DIRECTIVE
Count the lines below that contain the word "document", and reply with that number alone.

THE RECORDS
----
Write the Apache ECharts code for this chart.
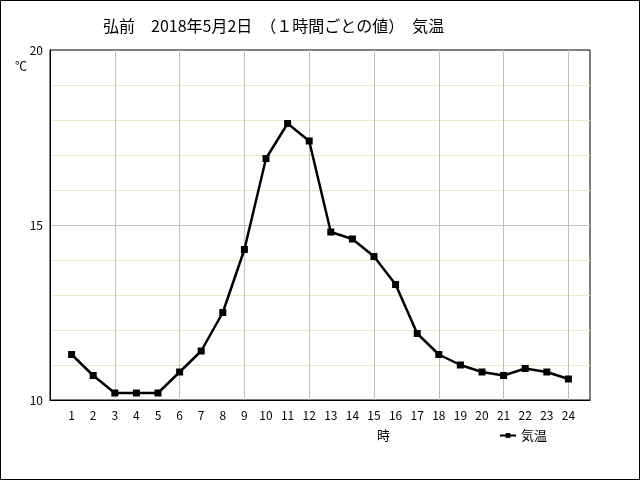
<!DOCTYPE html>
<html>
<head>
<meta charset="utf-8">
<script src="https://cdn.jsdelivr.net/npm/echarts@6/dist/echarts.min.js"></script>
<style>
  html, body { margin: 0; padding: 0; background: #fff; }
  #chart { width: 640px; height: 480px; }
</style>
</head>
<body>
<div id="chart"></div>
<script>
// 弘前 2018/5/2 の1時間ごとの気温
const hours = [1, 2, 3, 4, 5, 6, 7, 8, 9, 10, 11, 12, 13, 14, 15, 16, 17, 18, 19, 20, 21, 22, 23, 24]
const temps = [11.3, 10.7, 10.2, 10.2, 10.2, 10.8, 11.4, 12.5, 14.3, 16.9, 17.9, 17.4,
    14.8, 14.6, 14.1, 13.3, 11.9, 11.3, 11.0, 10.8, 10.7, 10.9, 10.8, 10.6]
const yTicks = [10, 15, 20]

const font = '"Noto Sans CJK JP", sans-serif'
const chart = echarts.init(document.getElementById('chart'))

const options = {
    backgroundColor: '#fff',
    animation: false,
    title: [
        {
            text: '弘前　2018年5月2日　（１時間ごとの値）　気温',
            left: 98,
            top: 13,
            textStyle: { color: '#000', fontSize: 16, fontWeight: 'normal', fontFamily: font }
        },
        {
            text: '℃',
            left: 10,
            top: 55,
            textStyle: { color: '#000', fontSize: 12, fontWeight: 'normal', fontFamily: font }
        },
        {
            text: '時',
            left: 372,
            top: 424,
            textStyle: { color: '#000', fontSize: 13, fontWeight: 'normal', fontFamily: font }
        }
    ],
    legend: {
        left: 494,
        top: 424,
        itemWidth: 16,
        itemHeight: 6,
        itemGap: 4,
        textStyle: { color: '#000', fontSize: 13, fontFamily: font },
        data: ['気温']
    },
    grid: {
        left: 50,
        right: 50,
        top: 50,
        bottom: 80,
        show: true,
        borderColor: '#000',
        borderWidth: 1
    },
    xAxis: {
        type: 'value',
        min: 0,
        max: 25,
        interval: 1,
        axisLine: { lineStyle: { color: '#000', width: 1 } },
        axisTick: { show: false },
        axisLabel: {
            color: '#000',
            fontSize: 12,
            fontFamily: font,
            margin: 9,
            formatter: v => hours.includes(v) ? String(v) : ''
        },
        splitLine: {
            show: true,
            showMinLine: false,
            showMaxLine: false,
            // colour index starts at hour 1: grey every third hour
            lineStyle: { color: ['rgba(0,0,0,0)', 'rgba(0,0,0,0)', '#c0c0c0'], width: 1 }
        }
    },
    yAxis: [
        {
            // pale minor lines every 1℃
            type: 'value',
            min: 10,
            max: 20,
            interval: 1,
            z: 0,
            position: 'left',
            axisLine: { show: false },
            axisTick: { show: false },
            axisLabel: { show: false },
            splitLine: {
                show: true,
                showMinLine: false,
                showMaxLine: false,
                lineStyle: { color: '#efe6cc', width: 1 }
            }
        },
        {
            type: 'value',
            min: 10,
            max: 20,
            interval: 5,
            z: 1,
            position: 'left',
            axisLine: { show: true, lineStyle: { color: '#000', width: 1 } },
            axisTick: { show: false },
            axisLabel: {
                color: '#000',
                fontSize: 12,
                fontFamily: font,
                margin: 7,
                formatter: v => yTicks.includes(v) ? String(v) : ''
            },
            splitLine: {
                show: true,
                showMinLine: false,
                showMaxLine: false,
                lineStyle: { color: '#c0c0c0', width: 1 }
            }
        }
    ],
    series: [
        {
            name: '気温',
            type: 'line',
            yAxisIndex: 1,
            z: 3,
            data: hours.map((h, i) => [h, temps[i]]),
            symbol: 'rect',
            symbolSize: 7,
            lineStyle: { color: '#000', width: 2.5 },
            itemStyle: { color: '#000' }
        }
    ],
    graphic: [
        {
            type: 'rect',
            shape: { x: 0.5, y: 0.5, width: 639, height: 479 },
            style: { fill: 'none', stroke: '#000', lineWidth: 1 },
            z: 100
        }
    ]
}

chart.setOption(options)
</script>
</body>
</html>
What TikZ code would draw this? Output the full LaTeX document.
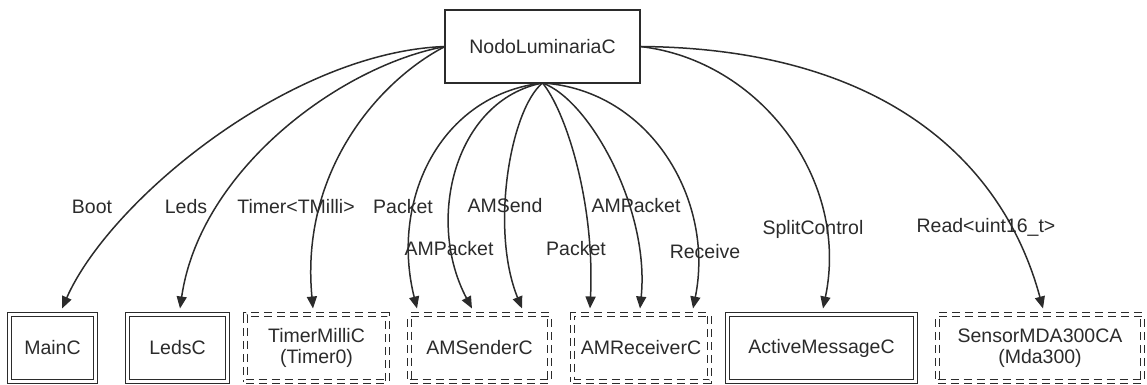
----
REPLY TO THE TASK
2